The grasp pose estimator will get the following fields as input:

rgb: The rgb image of the scene.
depth: The depth image of the scene.
bb_detections: The bounding boxes of the detected objects in the image.
mask_detections (optional): The segmentation masks of the detected objects in the image.
class_names: The name of the detected objects. In the case of unknown objects, the name is set to “Unknown” (Uppercase U!).

The grasp pose estimator is expected to return the following fields:

pose_results: The grasp pose of each object relative to the rgb/depth camera frame.
class_names: The name of the objects whose grasp pose was estimated.
class_confidences (optional): The confidence of the objects whose grasp pose was estimated. If your grasp pose estimator does not return confidences, you can set the confidence to 1.0 for each object or you can pass the confidences from the object detector (but make sure that you only return the confidences from the object who actually got a grasp pose estimation).

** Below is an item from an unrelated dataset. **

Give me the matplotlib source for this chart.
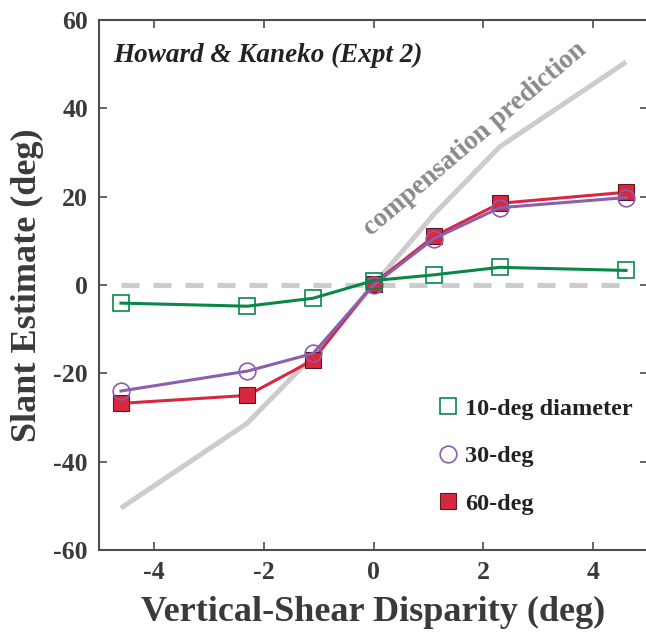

To get the camera intrinsics, your wrapper should listen to the topic specified by the cam_info_topic rosparam parameter.

3.4. Updating the grasping pipeline config

To actually use the new pose estimator, you will need to update the grasping_pipeline/config/config.yaml file and restart the grasping pipeline.

grasping_pipeline:
   object_detector_topic: /object_detector/yolov5                      # object detector for known OR unknown objects
                                                                       # decides whether a pose estimator or a grasp point
                                                                       # estimator is used afterwards
   pose_estimator_topic: /pose_estimator/gdrnet                        # pose estimator for known objects
   grasppoint_estimator_topic: /pose_estimator/find_grasppose_haf      # grasppoint estimator for unknown objects

The object_detector_topic should be set to the topic of the new object detector.

The pose_estimator_topic should be set to the topic of the new pose estimator.

The grasppoint_estimator_topic should be set to the topic of the new grasp pose estimator.